Escassas são as lembranças da minha infância. A maioria, tal qual paixão, apagou-se com o tempo. Outras, indiferentes, deixaram poucas marcas. Muitas, assim como as mágoas, duraram mais do que deveriam. Apenas algumas guiaram-se pelo amor. Essas jamais se perderam…
“Quando eu era pequenino –
isso mamãe quem me contou –
lá no hospital onde nasci
quando a enfermeira entregou
ao meu papai amado
aquele bebê maravilhoso
ele, todo orgulhoso, e cheio de emoção
quase me deixa cair ao chão.”
A estrofe escrita na aula de Português da quarta série jamais foi compartilhada. O autor – então com 9 anos de idade – orgulhava-se de sua capacidade de criar rimas. A timidez, entretanto, o impedia de mostrá-las. Retraía-se, inseguro. Escrever sobre as reações decorrentes de seu nascimento aquecia-lhe o coração.

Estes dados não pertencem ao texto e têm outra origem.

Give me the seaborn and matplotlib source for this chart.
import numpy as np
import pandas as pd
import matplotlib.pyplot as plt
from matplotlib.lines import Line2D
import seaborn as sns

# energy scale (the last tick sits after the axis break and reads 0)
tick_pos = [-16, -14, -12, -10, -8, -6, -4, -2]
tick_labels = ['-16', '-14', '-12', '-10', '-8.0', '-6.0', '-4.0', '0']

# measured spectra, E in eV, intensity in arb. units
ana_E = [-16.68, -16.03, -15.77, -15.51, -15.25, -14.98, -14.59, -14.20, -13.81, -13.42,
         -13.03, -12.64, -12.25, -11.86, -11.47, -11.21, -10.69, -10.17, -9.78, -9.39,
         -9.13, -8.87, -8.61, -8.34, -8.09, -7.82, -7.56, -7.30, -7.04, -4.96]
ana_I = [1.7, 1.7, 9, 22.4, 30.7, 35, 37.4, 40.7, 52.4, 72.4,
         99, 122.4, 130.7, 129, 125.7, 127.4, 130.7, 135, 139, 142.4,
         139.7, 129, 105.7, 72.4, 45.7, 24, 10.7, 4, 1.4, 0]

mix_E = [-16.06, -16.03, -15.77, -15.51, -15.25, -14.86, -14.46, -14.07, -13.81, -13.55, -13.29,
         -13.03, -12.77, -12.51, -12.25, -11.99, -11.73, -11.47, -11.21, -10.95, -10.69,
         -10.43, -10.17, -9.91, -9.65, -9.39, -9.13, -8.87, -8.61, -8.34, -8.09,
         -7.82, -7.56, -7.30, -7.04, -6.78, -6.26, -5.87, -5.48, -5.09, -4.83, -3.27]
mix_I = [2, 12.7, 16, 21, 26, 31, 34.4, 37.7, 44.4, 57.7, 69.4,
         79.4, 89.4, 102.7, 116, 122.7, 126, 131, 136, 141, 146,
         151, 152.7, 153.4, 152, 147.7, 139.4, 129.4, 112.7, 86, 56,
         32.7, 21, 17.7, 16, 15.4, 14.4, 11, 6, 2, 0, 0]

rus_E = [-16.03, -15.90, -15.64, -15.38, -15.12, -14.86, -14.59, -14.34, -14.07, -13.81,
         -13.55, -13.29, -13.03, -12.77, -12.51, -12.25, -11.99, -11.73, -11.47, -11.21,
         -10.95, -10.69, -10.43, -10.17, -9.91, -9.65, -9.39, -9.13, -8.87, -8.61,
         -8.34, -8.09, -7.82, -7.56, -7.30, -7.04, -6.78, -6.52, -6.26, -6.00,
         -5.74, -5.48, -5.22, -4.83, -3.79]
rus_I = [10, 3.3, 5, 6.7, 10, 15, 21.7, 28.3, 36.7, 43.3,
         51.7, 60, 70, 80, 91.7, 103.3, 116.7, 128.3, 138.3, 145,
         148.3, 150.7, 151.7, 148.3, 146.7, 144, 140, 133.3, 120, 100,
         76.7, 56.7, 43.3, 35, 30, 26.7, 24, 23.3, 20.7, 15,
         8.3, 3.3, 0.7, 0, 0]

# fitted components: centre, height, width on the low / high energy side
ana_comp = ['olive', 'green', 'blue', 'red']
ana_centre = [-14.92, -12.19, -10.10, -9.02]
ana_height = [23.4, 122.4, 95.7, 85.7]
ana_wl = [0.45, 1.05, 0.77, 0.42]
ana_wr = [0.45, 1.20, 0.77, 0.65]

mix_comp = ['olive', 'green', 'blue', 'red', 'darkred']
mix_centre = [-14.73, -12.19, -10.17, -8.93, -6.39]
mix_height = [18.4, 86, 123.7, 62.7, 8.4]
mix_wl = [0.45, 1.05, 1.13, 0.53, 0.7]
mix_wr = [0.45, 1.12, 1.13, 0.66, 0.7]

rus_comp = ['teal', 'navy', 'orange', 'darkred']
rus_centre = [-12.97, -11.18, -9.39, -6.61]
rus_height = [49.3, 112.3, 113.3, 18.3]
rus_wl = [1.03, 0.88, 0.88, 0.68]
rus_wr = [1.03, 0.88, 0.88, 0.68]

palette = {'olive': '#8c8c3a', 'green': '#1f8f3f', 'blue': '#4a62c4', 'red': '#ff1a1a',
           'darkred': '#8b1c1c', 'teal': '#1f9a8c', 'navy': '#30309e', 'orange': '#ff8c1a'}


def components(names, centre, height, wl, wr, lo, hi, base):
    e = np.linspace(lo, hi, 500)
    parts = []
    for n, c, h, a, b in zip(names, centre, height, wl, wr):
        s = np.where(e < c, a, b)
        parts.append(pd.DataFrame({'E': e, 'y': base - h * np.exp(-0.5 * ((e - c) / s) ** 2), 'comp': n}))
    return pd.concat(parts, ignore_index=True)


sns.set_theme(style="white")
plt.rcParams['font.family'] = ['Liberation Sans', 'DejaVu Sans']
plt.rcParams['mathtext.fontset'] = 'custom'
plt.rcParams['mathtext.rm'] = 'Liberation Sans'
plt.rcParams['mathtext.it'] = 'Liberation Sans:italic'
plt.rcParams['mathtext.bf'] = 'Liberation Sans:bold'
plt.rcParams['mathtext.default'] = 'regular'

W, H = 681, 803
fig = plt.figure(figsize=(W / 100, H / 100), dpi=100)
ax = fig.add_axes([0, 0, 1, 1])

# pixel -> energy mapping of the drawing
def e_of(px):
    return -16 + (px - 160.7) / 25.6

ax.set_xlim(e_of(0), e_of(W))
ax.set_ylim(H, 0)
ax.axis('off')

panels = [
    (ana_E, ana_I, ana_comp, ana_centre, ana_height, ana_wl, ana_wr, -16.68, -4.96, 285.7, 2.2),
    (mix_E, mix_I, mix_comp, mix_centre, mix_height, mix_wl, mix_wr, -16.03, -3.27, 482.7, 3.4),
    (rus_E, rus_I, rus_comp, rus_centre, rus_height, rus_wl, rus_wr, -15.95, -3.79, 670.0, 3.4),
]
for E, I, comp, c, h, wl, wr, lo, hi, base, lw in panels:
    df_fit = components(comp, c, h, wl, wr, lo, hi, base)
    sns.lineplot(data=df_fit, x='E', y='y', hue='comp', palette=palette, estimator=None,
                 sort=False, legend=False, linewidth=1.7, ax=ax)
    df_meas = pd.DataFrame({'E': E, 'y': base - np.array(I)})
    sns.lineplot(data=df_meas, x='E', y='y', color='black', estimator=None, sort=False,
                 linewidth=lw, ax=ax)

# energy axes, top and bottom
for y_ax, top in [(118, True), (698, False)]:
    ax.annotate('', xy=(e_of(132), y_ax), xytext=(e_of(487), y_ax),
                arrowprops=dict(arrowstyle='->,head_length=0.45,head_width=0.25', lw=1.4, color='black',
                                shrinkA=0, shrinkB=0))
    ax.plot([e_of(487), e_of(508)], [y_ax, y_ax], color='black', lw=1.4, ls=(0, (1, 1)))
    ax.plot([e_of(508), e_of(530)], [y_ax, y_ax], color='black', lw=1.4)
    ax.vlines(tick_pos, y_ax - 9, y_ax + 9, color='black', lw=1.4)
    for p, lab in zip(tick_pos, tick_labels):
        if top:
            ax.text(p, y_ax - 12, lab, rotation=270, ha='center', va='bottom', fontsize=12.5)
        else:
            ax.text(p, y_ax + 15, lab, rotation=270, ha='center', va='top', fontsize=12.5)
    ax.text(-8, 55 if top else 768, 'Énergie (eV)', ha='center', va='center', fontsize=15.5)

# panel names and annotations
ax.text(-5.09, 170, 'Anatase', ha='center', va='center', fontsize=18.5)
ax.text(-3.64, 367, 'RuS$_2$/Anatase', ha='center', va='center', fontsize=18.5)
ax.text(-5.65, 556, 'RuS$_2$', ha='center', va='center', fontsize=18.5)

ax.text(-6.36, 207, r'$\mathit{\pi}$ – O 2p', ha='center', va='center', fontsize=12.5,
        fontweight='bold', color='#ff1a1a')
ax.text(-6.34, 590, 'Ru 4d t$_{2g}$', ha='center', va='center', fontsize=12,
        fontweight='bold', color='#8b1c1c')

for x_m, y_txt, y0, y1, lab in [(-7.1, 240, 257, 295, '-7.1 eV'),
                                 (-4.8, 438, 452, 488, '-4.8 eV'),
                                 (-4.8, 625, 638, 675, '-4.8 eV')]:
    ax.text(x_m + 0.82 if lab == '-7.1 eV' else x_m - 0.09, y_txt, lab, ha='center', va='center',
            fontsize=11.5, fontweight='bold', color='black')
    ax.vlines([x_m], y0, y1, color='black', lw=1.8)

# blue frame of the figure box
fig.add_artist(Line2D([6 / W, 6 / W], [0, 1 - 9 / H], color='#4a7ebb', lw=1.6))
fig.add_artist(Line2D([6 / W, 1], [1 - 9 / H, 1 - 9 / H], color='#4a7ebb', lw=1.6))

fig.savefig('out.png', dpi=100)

Que fim teriam levado os sorrisos da criança de olhar expressivo que o desafiava nos porta-retratos? Não sabia o que esperar da vida, mas jurou, um dia, experimentar as mesmas sensações vividas por seu pai.

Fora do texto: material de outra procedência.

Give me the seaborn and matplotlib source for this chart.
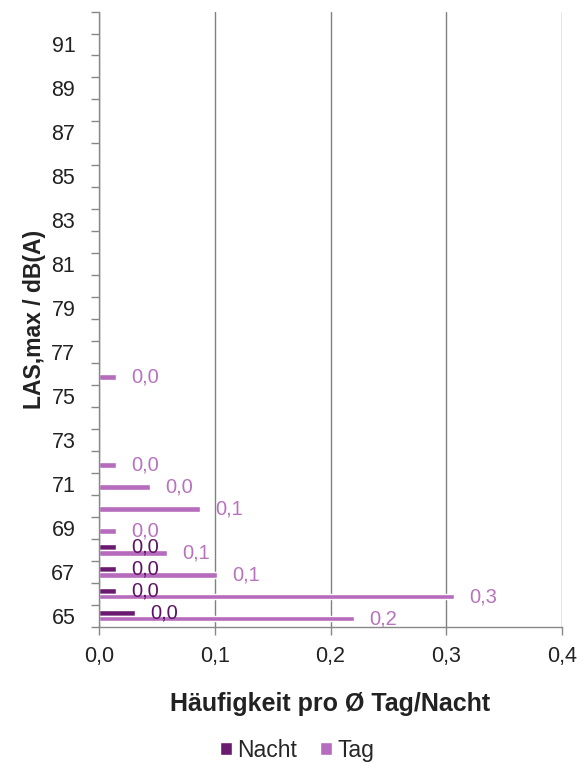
import numpy as np
import pandas as pd
import matplotlib
matplotlib.use("Agg")
import matplotlib.pyplot as plt
import seaborn as sns

# ---- data ----
levels = list(range(65, 93))  # LAS,max / dB(A) classes
nacht = {65: 0.031, 66: 0.015, 67: 0.015, 68: 0.015}
tag = {65: 0.220, 66: 0.307, 67: 0.102, 68: 0.059, 69: 0.015,
       70: 0.087, 71: 0.044, 72: 0.015, 76: 0.015}
series = ["Nacht", "Tag"]
xticks = [0.0, 0.1, 0.2, 0.3, 0.4]

colors = {"Nacht": "#6a1b70", "Tag": "#b66cbc"}
label_colors = {"Nacht": "#5e1464", "Tag": "#b873be"}

rows = []
for lv in levels:
    rows.append({"level": str(lv), "serie": "Nacht", "value": nacht.get(lv, np.nan)})
    rows.append({"level": str(lv), "serie": "Tag", "value": tag.get(lv, np.nan)})
df = pd.DataFrame(rows)
order = [str(lv) for lv in reversed(levels)]

sns.set_theme(style="white")
plt.rcParams['font.family'] = ['Liberation Sans', 'DejaVu Sans']

fig = plt.figure(figsize=(5.85, 7.69), dpi=100)
ax = fig.add_axes([0.169, 0.185, 0.792, 0.800])

sns.barplot(data=df, y="level", x="value", hue="serie", order=order,
            hue_order=series, palette=colors, orient="h", width=0.52,
            errorbar=None, ax=ax, legend=True, saturation=1)

for cont, s in zip(ax.containers, series):
    labs = []
    for bar in cont:
        w = bar.get_width()
        if np.isnan(w) or w <= 0:
            labs.append("")
        else:
            labs.append(f"{w:.1f}".replace(".", ","))
    ax.bar_label(cont, labels=labs, padding=11, color=label_colors[s], fontsize=14.5)

ax.set_xlim(0, 0.4)
n = len(order)
ax.set_ylim(n - 0.5, -0.5)

# x axis
ax.set_xticks(xticks)
ax.set_xticklabels([f"{v:.1f}".replace(".", ",") for v in xticks], fontsize=15.5, color="#222222")
ax.tick_params(axis="x", which="major", length=6, width=1, color="#888888", direction="out", bottom=True, pad=8)
ax.xaxis.grid(True, color="#808080", linewidth=1)
ax.yaxis.grid(False)

# y axis: labels at odd levels, ticks at category boundaries
lab_pos = [i for i, l in enumerate(order) if int(l) % 2 == 1]
ax.set_yticks(lab_pos)
ax.set_yticklabels([order[i] for i in lab_pos], fontsize=15.5, color="#222222")
ax.set_yticks(np.arange(-0.5, n, 1.0), minor=True)
ax.tick_params(axis="y", which="major", length=0, pad=17)
ax.tick_params(axis="y", which="minor", length=6, width=1, color="#888888", direction="out", left=True)

for sp in ["top", "right"]:
    ax.spines[sp].set_visible(False)
for sp in ["left", "bottom"]:
    ax.spines[sp].set_color("#888888")
    ax.spines[sp].set_linewidth(1)

ax.set_xlabel("Häufigkeit pro Ø Tag/Nacht", fontsize=18, fontweight="bold", color="#222222", labelpad=18)
ax.set_ylabel("LAS,max / dB(A)", fontsize=16.5, fontweight="bold", color="#222222", labelpad=4)

leg = ax.get_legend()
handles = leg.legend_handles
leg.remove()
fig.legend(handles, series, loc="center", bbox_to_anchor=(0.508, 0.024), ncol=2, frameon=False,
           fontsize=16.5, handlelength=0.5, handleheight=0.5, handletextpad=0.25, columnspacing=1.0,
           borderpad=0.1)

fig.savefig("out.png", dpi=100)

Passaram-se muitos anos desde aquela tarde na escola. O inverno se aproximava e ajudava a ansiedade a gelar minhas mãos. Prestes a viver o êxtase de carregar meu filho nos braços, acreditava que a paternidade me abraçaria primeiro.
Mãos limpas, touca e máscara de proteção, roupas adequadas para o bloco cirúrgico. Estava pronto. Sonhara com aquele momento por toda a vida. Pensei no meu pai na sala de espera, quase tão aflito quanto eu. Se a emoção se repetisse, eu estaria lá para ampará-lo.

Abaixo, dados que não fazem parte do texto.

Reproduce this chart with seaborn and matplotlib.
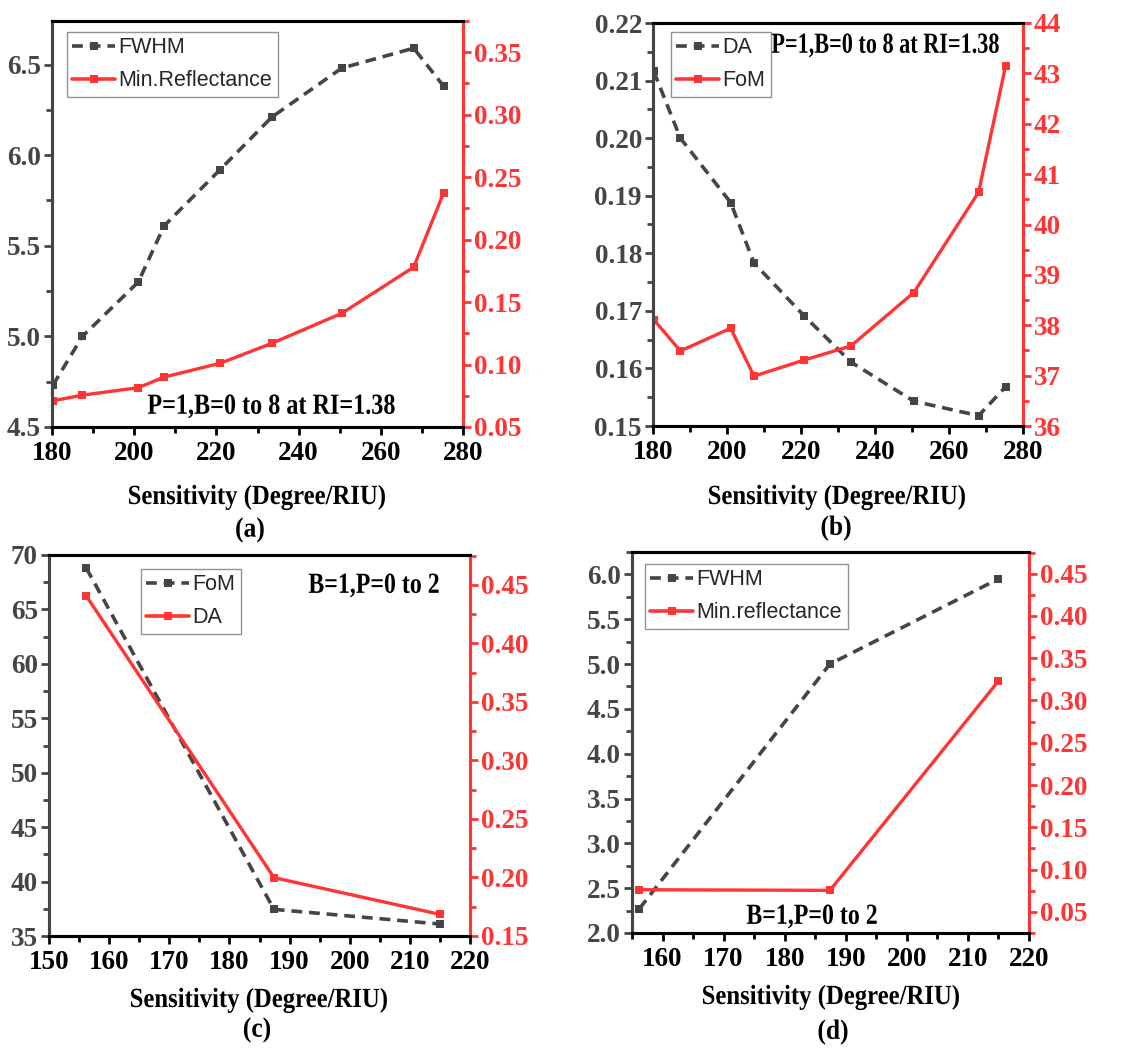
import matplotlib
matplotlib.use("Agg")
import matplotlib.pyplot as plt
from matplotlib.ticker import MultipleLocator, AutoMinorLocator, FormatStrFormatter
from matplotlib.lines import Line2D
from matplotlib.patheffects import AbstractPathEffect
from matplotlib.transforms import Affine2D
import seaborn as sns
import numpy as np

sns.set_style("ticks")
plt.rcParams['font.family'] = ['Liberation Serif', 'DejaVu Serif']

GRAY = '#454545'
RED = '#ff3535'

# ---------------- data ----------------
# (a) P=1, B=0 to 8 at RI=1.38
sens_a = [180.2, 187.4, 201.0, 207.3, 220.9, 233.5, 250.5, 268.0, 275.3]
fwhm_a = [4.73, 5.00, 5.30, 5.61, 5.92, 6.21, 6.48, 6.59, 6.38]
minref_a = [0.071, 0.0755, 0.0815, 0.090, 0.101, 0.117, 0.141, 0.178, 0.2375]

# (b) P=1, B=0 to 8 at RI=1.38
sens_b = [180.2, 187.4, 201.0, 207.3, 220.9, 233.5, 250.5, 268.0, 275.3]
da_b = [0.2116, 0.2000, 0.1888, 0.1783, 0.1691, 0.1611, 0.1543, 0.1518, 0.1568]
fom_b = [38.11, 37.49, 37.94, 36.99, 37.31, 37.59, 38.65, 40.64, 43.15]

# (c) B=1, P=0 to 2
sens_c = [156.2, 187.4, 215.0]
fom_c = [68.8, 37.45, 36.1]
da_c = [0.4406, 0.1999, 0.1685]

# (d) B=1, P=0 to 2
sens_d = [156.2, 187.4, 215.0]
fwhm_d = [2.27, 5.00, 5.95]
minref_d = [0.0762, 0.0754, 0.323]

XLABEL = 'Sensitivity (Degree/RIU)'

W, H = 1142, 1056
fig = plt.figure(figsize=(W / 100, H / 100), dpi=100)


class Stretch(AbstractPathEffect):
    """Stretch a text vertically about its own centre (condensed, tall look)."""

    def __init__(self, sy):
        super().__init__()
        self.sy = sy

    def draw_path(self, renderer, gc, tpath, affine, rgbFace=None):
        ext = tpath.get_extents()
        cy = (ext.y0 + ext.y1) / 2
        t = Affine2D().translate(0, -cy).scale(1, self.sy).translate(0, cy) + affine
        renderer.draw_path(gc, tpath, t, rgbFace)


def rect(l, r, t, b):
    return [l / W, 1 - b / H, (r - l) / W, (b - t) / H]


TICK_FS = 19.5
LAB_FS = 17.8
CAP_FS = 18.4
LEG_FS = 15.5


def panel(pos, x, yl, yr, lab_l, lab_r, xlim, ylim_l, ylim_r, xmaj, lmaj, rmaj,
          lfmt, rfmt, leg_pos, note, note_xy, note_fs, cap, cap_xy, xlab_xy):
    ax = fig.add_axes(rect(*pos))
    ax2 = ax.twinx()
    sns.lineplot(x=x, y=yl, ax=ax, color=GRAY, marker='s', markersize=6,
                 markeredgewidth=0, linewidth=2.6, linestyle=(0, (3, 1.9)))
    sns.lineplot(x=x, y=yr, ax=ax2, color=RED, marker='s', markersize=6,
                 markeredgewidth=0, linewidth=2.4)
    ax.set_xlim(*xlim)
    ax.set_ylim(*ylim_l)
    ax2.set_ylim(*ylim_r)
    ax.xaxis.set_major_locator(MultipleLocator(xmaj))
    ax.xaxis.set_minor_locator(AutoMinorLocator(2))
    ax.yaxis.set_major_locator(MultipleLocator(lmaj))
    ax.yaxis.set_minor_locator(AutoMinorLocator(2))
    ax2.yaxis.set_major_locator(MultipleLocator(rmaj))
    ax2.yaxis.set_minor_locator(AutoMinorLocator(2))
    ax.yaxis.set_major_formatter(FormatStrFormatter(lfmt))
    ax2.yaxis.set_major_formatter(FormatStrFormatter(rfmt))
    ax.set_xlabel('')
    ax.set_ylabel('')
    ax2.set_ylabel('')

    for a in (ax, ax2):
        for s in a.spines.values():
            s.set_linewidth(2.2)
        a.spines['top'].set_color('black')
        a.spines['bottom'].set_color('black')
        a.spines['left'].set_color(GRAY)
        a.spines['right'].set_color(RED)

    ax.tick_params(axis='x', which='major', direction='out', length=6, width=2,
                   labelsize=TICK_FS, colors='black', pad=4)
    ax.tick_params(axis='x', which='minor', direction='out', length=4, width=2, colors='black')
    ax.tick_params(axis='y', which='major', direction='out', length=6, width=2,
                   labelsize=TICK_FS, colors=GRAY, pad=2)
    ax.tick_params(axis='y', which='minor', direction='out', length=4, width=2, colors=GRAY)
    ax2.tick_params(axis='y', which='major', direction='out', length=6, width=2,
                    labelsize=TICK_FS, colors=RED, pad=2)
    ax2.tick_params(axis='y', which='minor', direction='out', length=4, width=2, colors=RED)
    for lbl in ax.get_xticklabels() + ax.get_yticklabels() + ax2.get_yticklabels():
        lbl.set_fontweight('bold')

    handles = [
        Line2D([], [], color=GRAY, marker='s', markersize=6, markeredgewidth=0,
               linewidth=2.6, linestyle=(0, (3, 1.9))),
        Line2D([], [], color=RED, marker='s', markersize=6, markeredgewidth=0,
               linewidth=2.6),
    ]
    leg = ax2.legend(handles, [lab_l, lab_r], loc='upper left',
                     bbox_to_anchor=(leg_pos[0] / W, 1 - leg_pos[1] / H),
                     bbox_transform=fig.transFigure,
                     prop={'family': ['Liberation Sans'], 'size': LEG_FS},
                     frameon=True, fancybox=False, handlelength=2.0,
                     handletextpad=0.15, borderpad=0.25, labelspacing=0.55,
                     borderaxespad=0)
    leg.get_frame().set_edgecolor('#777777')
    leg.get_frame().set_linewidth(1.0)

    fig.text(note_xy[0] / W, 1 - note_xy[1] / H, note, ha='center', va='center',
             fontsize=note_fs, fontweight='bold', color='black',
             path_effects=[Stretch(21.0 / note_fs)])
    fig.text(xlab_xy[0] / W, 1 - xlab_xy[1] / H, XLABEL, ha='center', va='center',
             fontsize=LAB_FS, fontweight='bold', color='black',
             path_effects=[Stretch(1.12)])
    fig.text(cap_xy[0] / W, 1 - cap_xy[1] / H, cap, ha='center', va='center',
             fontsize=CAP_FS, fontweight='bold', color='black',
             path_effects=[Stretch(1.09)])
    return ax, ax2


panel((52, 463, 21, 427), sens_a, fwhm_a, minref_a, 'FWHM', 'Min.Reflectance',
      (180, 280), (4.5, 6.74), (0.05, 0.375), 20, 0.5, 0.05, '%.1f', '%.2f',
      (67, 32), 'P=1,B=0 to 8 at RI=1.38', (271, 407), 17.4, '(a)', (250, 530), (257, 497))

panel((653, 1023, 23, 426), sens_b, da_b, fom_b, 'DA', 'FoM',
      (180, 280), (0.15, 0.22), (36, 44), 20, 0.01, 1, '%.2f', '%d',
      (671, 32), 'P=1,B=0 to 8 at RI=1.38', (886, 46), 16.0, '(b)', (836, 528), (837, 497))

panel((49, 470, 555, 936), sens_c, fom_c, da_c, 'FoM', 'DA',
      (150, 220), (35, 70), (0.15, 0.4756), 10, 5, 0.05, '%d', '%.2f',
      (141, 569), 'B=1,P=0 to 2', (374, 586), 17.2, '(c)', (257, 1030), (259, 1000))

panel((632, 1029, 552, 933), sens_d, fwhm_d, minref_d, 'FWHM', 'Min.reflectance',
      (155, 220), (2.0, 6.25), (0.025, 0.4756), 10, 0.5, 0.05, '%.1f', '%.2f',
      (645, 564), 'B=1,P=0 to 2', (812, 917), 17.2, '(d)', (833, 1032), (831, 997))

fig.savefig('out.png', dpi=100)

Então ele veio. Seu choro alto abafou meu pranto. Na maca, a mais linda das mães sorria lágrimas. Eu chorava gratidão. Tudo acontecia como imaginara. Mas eis que nossos olhares se cruzam no primeiro colo, e me dou conta de que desconheço aquela pessoa. Quem é você, meu filho? Conte-me. Quero amá-lo acima de tudo. Preciso entendê-lo primeiro.
A breve epifania me desnorteou. Onde teria se escondido o amor incondicional que imaginara imediato? Como descrever a obrigação de ter que venerar alguém a quem se é apresentado pela primeira vez?
Um novo choro retirou-me do torpor em que mergulhara. Depois de envolver o bebê em uma manta azul, a enfermeira voltou-se para mim. “Quer levá-lo ao berçário?” – perguntou-me, com um olhar de cumplicidade. Não respondi. Peguei-o firmemente nos braços. Beijei-lhe a testa. Seu pranto cessou.
A imagem do quebra-cabeça se completava. A peça que sobrara não fazia falta alguma. “Seja bem-vindo, Arthur. Tenho o palpite de que vamos nos dar muito bem”.